How many lines in these records hold the string "diagram"? Reply with the number alone.

START Input material

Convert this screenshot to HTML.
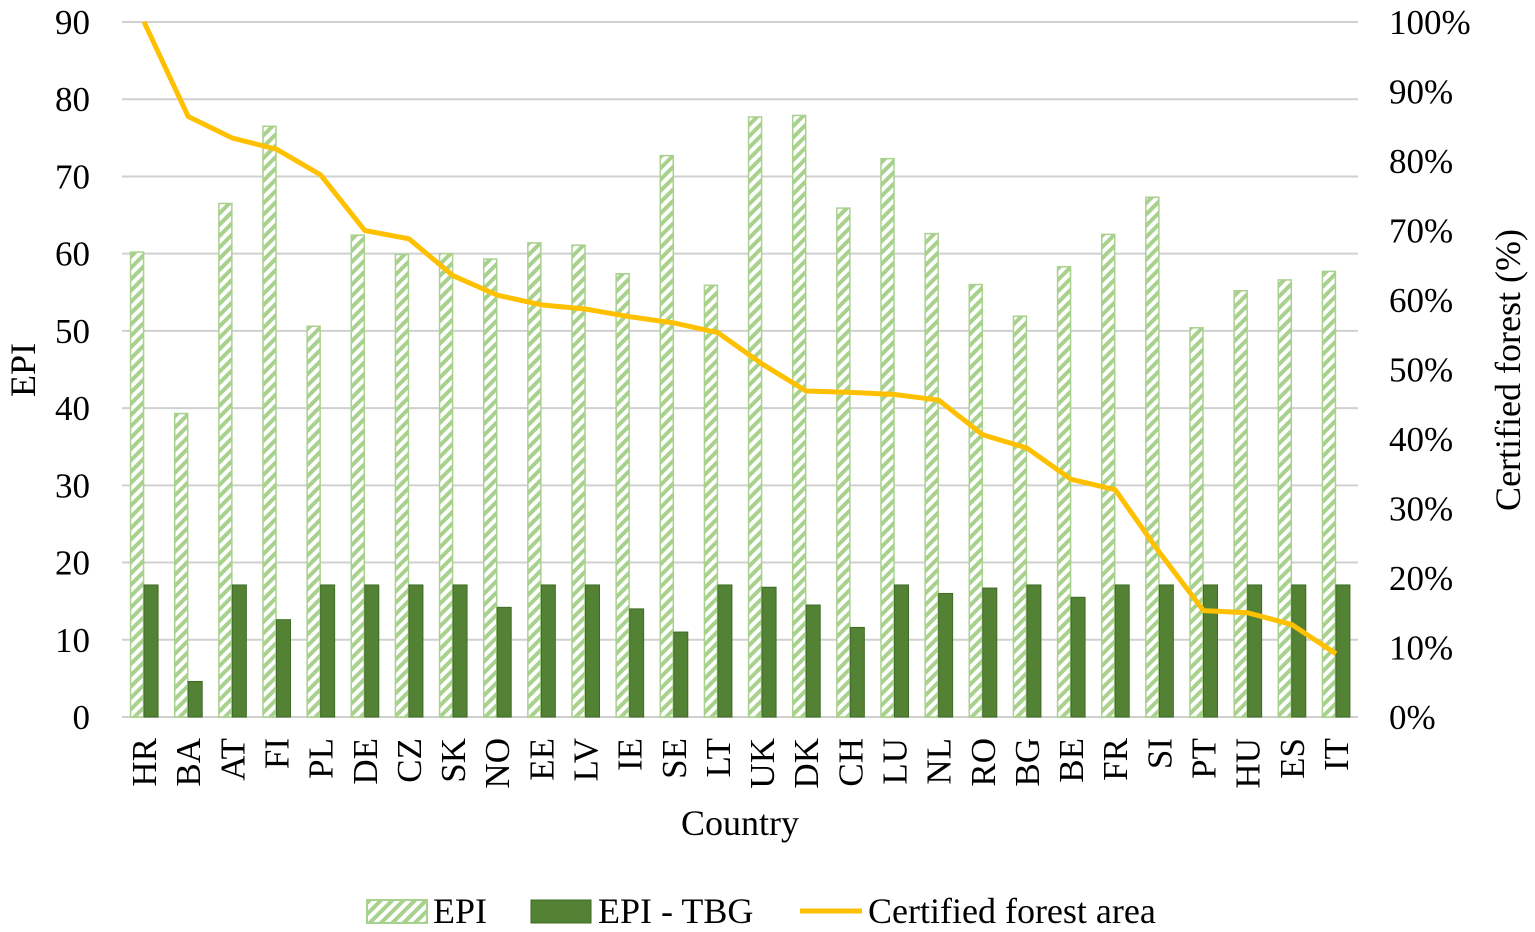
<!DOCTYPE html>
<html><head><meta charset="utf-8"><style>
html,body{margin:0;padding:0;background:#fff;}
svg{display:block;font-family:"Liberation Serif",serif;}
</style></head><body>
<svg id="chart" width="1535" height="932">
<defs>
<pattern id="hatch" patternUnits="userSpaceOnUse" width="8" height="8" patternTransform="rotate(-45)">
<rect width="8" height="8" fill="#fff"/>
<rect width="8" height="4" fill="#a9d18e"/>
</pattern>
</defs>
<g id="grid"></g><g id="bars"></g><g id="line"></g><g id="axes"></g>
<g>
<rect x="367" y="900" width="60" height="23" fill="url(#hatch)" stroke="#a9d18e" stroke-width="2"/>
<text x="433" y="923" font-size="36">EPI</text>
<rect x="531" y="900" width="60" height="23" fill="#548235" stroke="#3e6b26"/>
<text x="598" y="923" font-size="36">EPI - TBG</text>
<line x1="800" y1="911" x2="862" y2="911" stroke="#ffc000" stroke-width="5"/>
<text x="868" y="923" font-size="36">Certified forest area</text>
</g>
<text x="740" y="835" font-size="36" text-anchor="middle">Country</text>
<text transform="translate(35,370) rotate(-90)" font-size="36" text-anchor="middle">EPI</text>
<text transform="translate(1520,370) rotate(-90)" font-size="36" text-anchor="middle">Certified forest (%)</text>
</svg>
<script>
const countries=["HR","BA","AT","FI","PL","DE","CZ","SK","NO","EE","LV","IE","SE","LT","UK","DK","CH","LU","NL","RO","BG","BE","FR","SI","PT","HU","ES","IT"];
const epi=[60.2,39.3,66.5,76.5,50.6,62.4,59.9,60,59.3,61.4,61.1,57.4,72.7,55.9,77.7,77.9,65.9,72.3,62.6,56,51.9,58.3,62.5,67.3,50.4,55.2,56.6,57.7];
const epiTbg=[17.1,4.6,17.1,12.6,17.1,17.1,17.1,17.1,14.2,17.1,17.1,14.0,11.0,17.1,16.8,14.5,11.6,17.1,16.0,16.7,17.1,15.5,17.1,17.1,17.1,17.1,17.1,17.1];
const certified=[100,86.4,83.3,81.7,78,70,68.8,63.5,60.7,59.3,58.7,57.6,56.7,55.3,50.8,46.9,46.7,46.4,45.6,40.6,38.7,34.2,32.7,23.7,15.3,15,13.3,9.1];
const leftTicks=[0,10,20,30,40,50,60,70,80,90];
const rightTicks=[0,10,20,30,40,50,60,70,80,90,100];
const NS="http://www.w3.org/2000/svg";
const X0=122,X1=1358,Y0=717,Y1=22;
const step=(X1-X0)/countries.length;
const y=v=>Y0-(v/90)*(Y0-Y1);
const y2=v=>Y0-(v/100)*(Y0-Y1);
const cx=i=>X0+step*(i+0.5);
function mk(tag,attrs,parent){const e=document.createElementNS(NS,tag);for(const k in attrs)e.setAttribute(k,attrs[k]);document.getElementById(parent).appendChild(e);return e;}
leftTicks.forEach(t=>{
 const l=mk('line',{x1:X0,x2:X1,y1:y(t),y2:y(t),stroke:'#d0d0d0','stroke-width':2},'grid');
 
 
 const tx=mk('text',{x:90,y:y(t)+12,'font-size':35,'text-anchor':'end'},'axes');tx.textContent=t;
 
 
});
rightTicks.forEach(t=>{
 const tx=mk('text',{x:1389,y:y2(t)+12,'font-size':35},'axes');tx.textContent=t+'%';
 
 
});
countries.forEach((c,i)=>{
 const b=mk('rect',{x:cx(i)-13.5,y:y(epi[i]),width:13,height:Y0-y(epi[i]),fill:'url(#hatch)',stroke:'#a9d18e','stroke-width':1.5},'bars');
 
 
 const d=mk('rect',{x:cx(i),y:y(epiTbg[i]),width:14,height:Y0-y(epiTbg[i]),fill:'#548235',stroke:'#3e6b26','stroke-width':1},'bars');
 
 
 const tx=mk('text',{transform:`translate(${cx(i)+12},738) rotate(-90)`,'font-size':35,'text-anchor':'end'},'axes');tx.textContent=c;
 
 
});
const p=mk('polyline',{points:certified.map((v,i)=>cx(i)+','+y2(v)).join(' '),fill:'none',stroke:'#ffc000','stroke-width':5,'stroke-linejoin':'round'},'line');


</script>
</body></html>
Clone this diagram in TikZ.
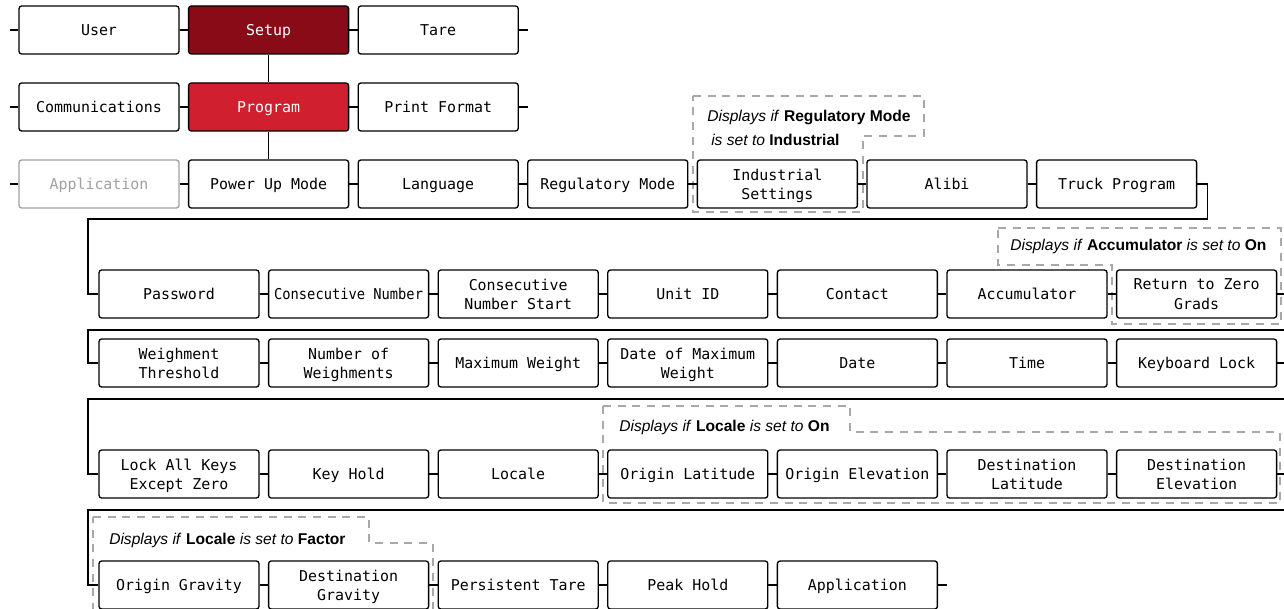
\documentclass[tikz,border=0pt]{standalone}
\usepackage{fontspec}
\setmainfont{Liberation Sans}
\setmonofont{DejaVu Sans Mono}

\definecolor{setupred}{HTML}{8A0B18}
\definecolor{progred}{HTML}{D0202F}
\definecolor{notegray}{HTML}{A8A8A8}
\definecolor{offgray}{HTML}{A0A0A0}

\newcommand{\squeeze}[1]{\scalebox{0.92}[1]{#1}}

\begin{document}
\begin{tikzpicture}[x=0.75pt, y=-0.75pt,
    menu/.style={draw, line width=1pt, rounded corners=2pt, minimum width=120pt,
      minimum height=36pt, inner sep=0pt, align=center, text depth=0pt,
      font=\fontsize{11.2}{14.5}\selectfont\ttfamily},
    link/.style={line width=1pt},
    notebox/.style={draw=notegray, line width=0.8pt, dash pattern=on 6pt off 5pt},
    note/.style={anchor=west, inner sep=0pt, align=left,
      font=\fontsize{11.7}{18}\selectfont}]
  \useasboundingbox (0,0) rectangle (1284,609);

  % conditional areas
  \draw [notebox] (693,96) -- (924,96) -- (924,136) -- (863,136) -- (863,212) -- (693,212) -- cycle;
  \draw [notebox] (998,228) -- (1281,228) -- (1281,324) -- (1112,324) -- (1112,265) -- (998,265) -- cycle;
  \draw [notebox] (603,406) -- (850,406) -- (850,432) -- (1280,432) -- (1280,503) -- (603,503) -- cycle;
  \draw [notebox] (93,517) -- (369,517) -- (369,543) -- (433,543) -- (433,620) -- (93,620) -- cycle;
  \node [note] (noteind) at (707,128) {\textit{Displays if} \textbf{Regulatory Mode}\\\hspace{3pt}\textit{is set to} \textbf{Industrial}};
  \node [note] (noteacc) at (1010,246) {\textit{Displays if} \textbf{Accumulator} \textit{is set to} \textbf{On}};
  \node [note] (noteon) at (619,427) {\textit{Displays if} \textbf{Locale} \textit{is set to} \textbf{On}};
  \node [note] (notefac) at (109,540) {\textit{Displays if} \textbf{Locale} \textit{is set to} \textbf{Factor}};

  % top menu
  \node [menu] (user) at (99,30) {User};
  \node [menu, fill=setupred, text=white] (setup) at (268.6,30) {Setup};
  \node [menu] (tare) at (438.2,30) {Tare};
  \node [menu] (comm) at (99,107) {Communications};
  \node [menu, fill=progred, text=white] (program) at (268.6,107) {Program};
  \node [menu] (printfmt) at (438.2,107) {Print Format};
  \node [menu, draw=offgray, text=offgray] (apptop) at (99,184) {Application};
  \node [menu] (powerup) at (268.6,184) {Power Up Mode};
  \node [menu] (lang) at (438.2,184) {Language};
  \node [menu] (regmode) at (607.8,184) {Regulatory Mode};
  \node [menu] (indset) at (777.4,184) {Industrial\\Settings};
  \node [menu] (alibi) at (947,184) {Alibi};
  \node [menu] (truck) at (1116.6,184) {Truck Program};

  % program items
  \node [menu] (pass) at (179,294) {Password};
  \node [menu] (consnum) at (348.6,294) {\squeeze{Consecutive Number}};
  \node [menu] (consstart) at (518.2,294) {Consecutive\\Number Start};
  \node [menu] (unitid) at (687.8,294) {Unit ID};
  \node [menu] (contact) at (857.4,294) {Contact};
  \node [menu] (accum) at (1027,294) {Accumulator};
  \node [menu] (rtz) at (1196.6,294) {Return to Zero\\Grads};

  \node [menu] (wthresh) at (179,363) {Weighment\\Threshold};
  \node [menu] (numweigh) at (348.6,363) {Number of\\Weighments};
  \node [menu] (maxw) at (518.2,363) {Maximum Weight};
  \node [menu] (datemax) at (687.8,363) {Date of Maximum\\Weight};
  \node [menu] (date) at (857.4,363) {Date};
  \node [menu] (time) at (1027,363) {Time};
  \node [menu] (kblock) at (1196.6,363) {Keyboard Lock};

  \node [menu] (lockall) at (179,474) {Lock All Keys\\Except Zero};
  \node [menu] (keyhold) at (348.6,474) {Key Hold};
  \node [menu] (locale) at (518.2,474) {Locale};
  \node [menu] (origlat) at (687.8,474) {Origin Latitude};
  \node [menu] (origel) at (857.4,474) {Origin Elevation};
  \node [menu] (destlat) at (1027,474) {Destination\\Latitude};
  \node [menu] (destel) at (1196.6,474) {Destination\\Elevation};

  \node [menu] (origgrav) at (179,585) {Origin Gravity};
  \node [menu] (destgrav) at (348.6,585) {Destination\\Gravity};
  \node [menu] (perstare) at (518.2,585) {Persistent Tare};
  \node [menu] (peak) at (687.8,585) {Peak Hold};
  \node [menu] (appbot) at (857.4,585) {Application};

  % loose ends and bends
  \coordinate (s1) at (10,30);
  \coordinate (s2) at (10,107);
  \coordinate (s3) at (10,184);
  \coordinate (e1) at (528,30);
  \coordinate (e2) at (528,107);
  \coordinate (e7) at (947,585);
  \coordinate (w1) at (88,219);
  \coordinate (r2) at (1290,294);
  \coordinate (w2) at (88,330);
  \coordinate (r3) at (1290,363);
  \coordinate (w3) at (88,399);
  \coordinate (r4) at (1290,474);
  \coordinate (w4) at (88,510);

  \foreach \a/\b in {s1/user, user/setup, setup/tare, tare/e1,
      s2/comm, comm/program, program/printfmt, printfmt/e2,
      s3/apptop, apptop/powerup, powerup/lang, lang/regmode, regmode/indset,
      indset/alibi, alibi/truck, setup/program, program/powerup,
      pass/consnum, consnum/consstart, consstart/unitid, unitid/contact,
      contact/accum, accum/rtz,
      wthresh/numweigh, numweigh/maxw, maxw/datemax, datemax/date, date/time,
      time/kblock,
      lockall/keyhold, keyhold/locale, locale/origlat, origlat/origel,
      origel/destlat, destlat/destel,
      origgrav/destgrav, destgrav/perstare, perstare/peak, peak/appbot, appbot/e7}
    \draw [link] (\a) -- (\b);

  \draw [link] (truck.east) -- ++(10,0) |- (w1) |- (pass.west);
  \draw [link] (rtz.east) -- (r2) |- (w2) |- (wthresh.west);
  \draw [link] (kblock.east) -- (r3) |- (w3) |- (lockall.west);
  \draw [link] (destel.east) -- (r4) |- (w4) |- (origgrav.west);
\end{tikzpicture}
\end{document}
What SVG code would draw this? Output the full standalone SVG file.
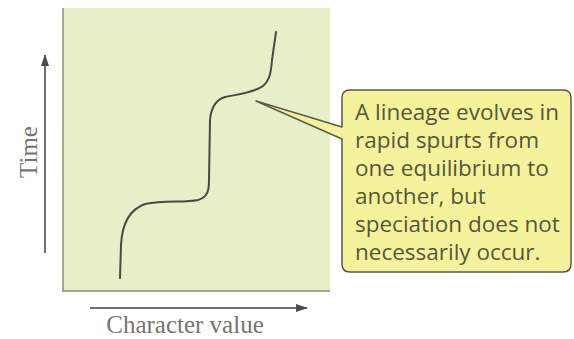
<svg xmlns="http://www.w3.org/2000/svg" width="574" height="339" viewBox="0 0 574 339">
  <defs>
    <style>
      .axis { stroke: #707068; stroke-width: 2; fill: none; }
      .axis-label { font-family: "Liberation Serif", "DejaVu Serif", serif; font-size: 25px; fill: #75756d; }
      .callout-text { font-family: "Open Sans", "Noto Sans", "Liberation Sans", sans-serif; font-size: 22.5px; fill: #56563c; }
      .curve { stroke: #4a4a3e; stroke-width: 2; fill: none; stroke-linecap: round; stroke-linejoin: round; }
    </style>
    <marker id="arrowhead" viewBox="0 0 12 8" refX="11" refY="4" markerWidth="12" markerHeight="8" markerUnits="userSpaceOnUse" orient="auto">
      <path d="M0,0 L12,4 L0,8 Z" fill="#4e4e48"/>
    </marker>
  </defs>

  <rect width="574" height="339" fill="#ffffff"/>

  <!-- plot area with the punctuated lineage curve -->
  <g id="plot">
    <rect x="63" y="8" width="267" height="283" fill="#e7efc9"/>
    <path d="M63,8 V291 H330" fill="none" stroke="#8c8c78" stroke-width="1.5"/>
    <path class="curve" d="M120,278 L121,245 C122,225 128,210 145,204 C165,200 185,203 198,200 C208,197 209,190 209,180 L210,120 C211,108 215,100 225,97 C240,94 255,92 263,86 C270,80 271,72 272,60 L276,32"/>
  </g>

  <!-- axis arrows -->
  <g id="connectors">
    <line class="axis" x1="45" y1="253" x2="45" y2="55" marker-end="url(#arrowhead)"/>
    <line class="axis" x1="90" y1="308" x2="307" y2="308" marker-end="url(#arrowhead)"/>
  </g>

  <g id="label-time">
    <text class="axis-label" transform="translate(37,152) rotate(-90)" text-anchor="middle">Time</text>
  </g>

  <g id="label-character">
    <text class="axis-label" x="185" y="333" text-anchor="middle">Character value</text>
  </g>

  <!-- annotation bubble -->
  <g id="callout">
    <path d="M350,90 H563 Q571,90 571,98 V264 Q571,272 563,272 H350 Q342,272 342,264 V139 L256,101 L342,127 V98 Q342,90 350,90 Z" fill="#f4f39c" stroke="#5a5a48" stroke-width="1.5" stroke-linejoin="round"/>
    <text class="callout-text">
      <tspan x="355" y="120">A lineage evolves in</tspan>
      <tspan x="355" y="148">rapid spurts from</tspan>
      <tspan x="355" y="176">one equilibrium to</tspan>
      <tspan x="355" y="204">another, but</tspan>
      <tspan x="355" y="232">speciation does not</tspan>
      <tspan x="355" y="260">necessarily occur.</tspan>
    </text>
  </g>
</svg>
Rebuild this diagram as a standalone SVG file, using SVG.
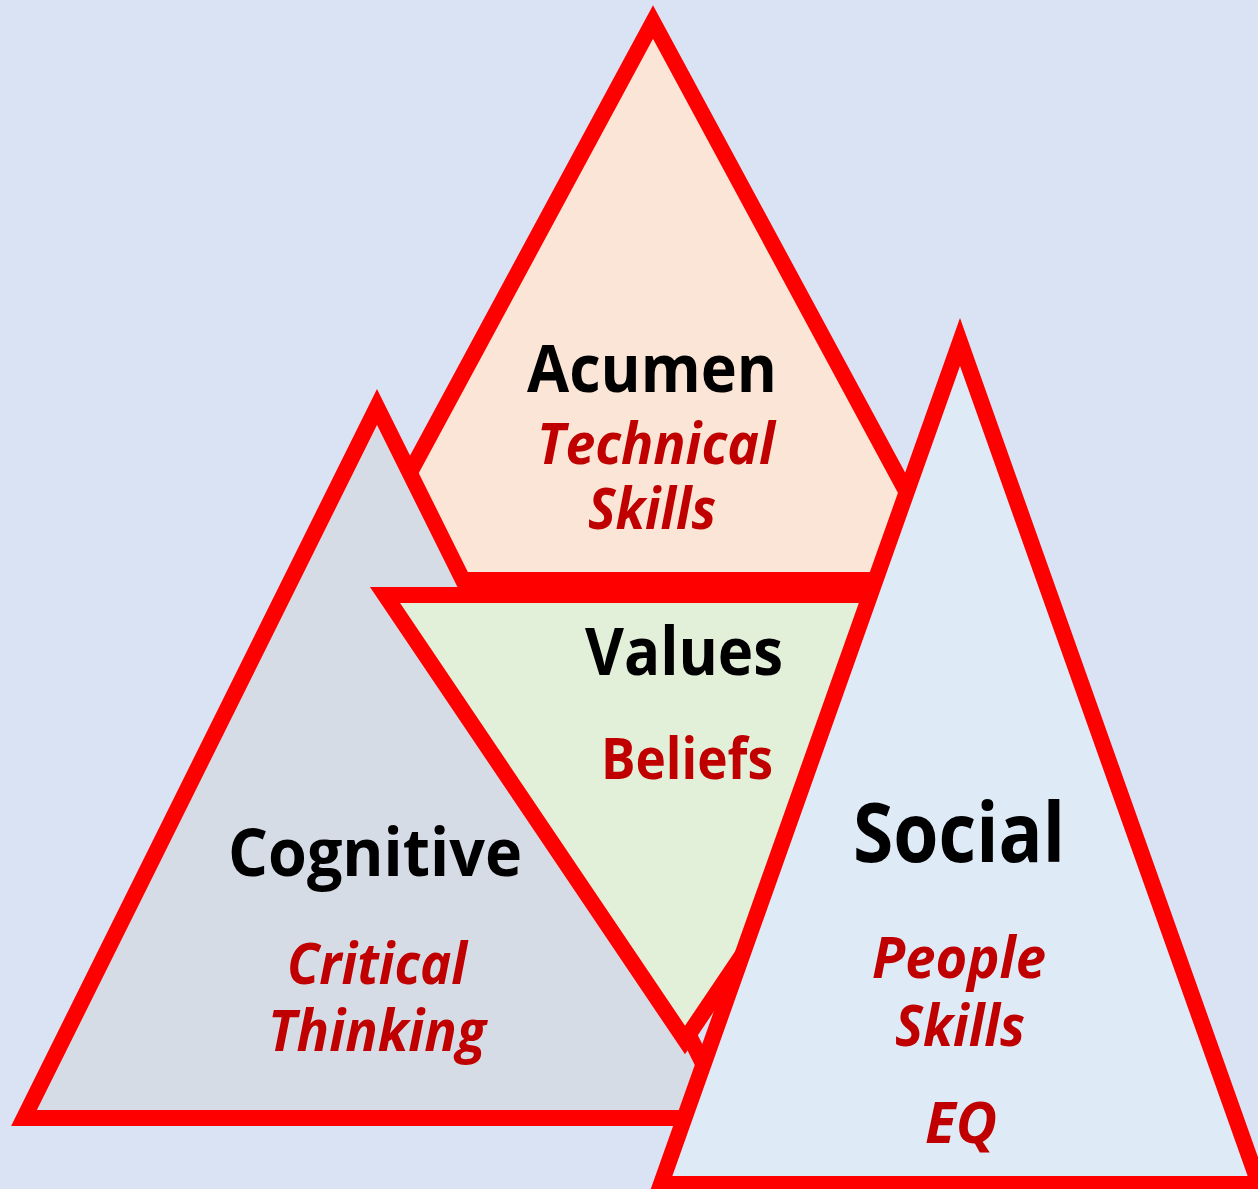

END Input material

Answer for this exercise => 2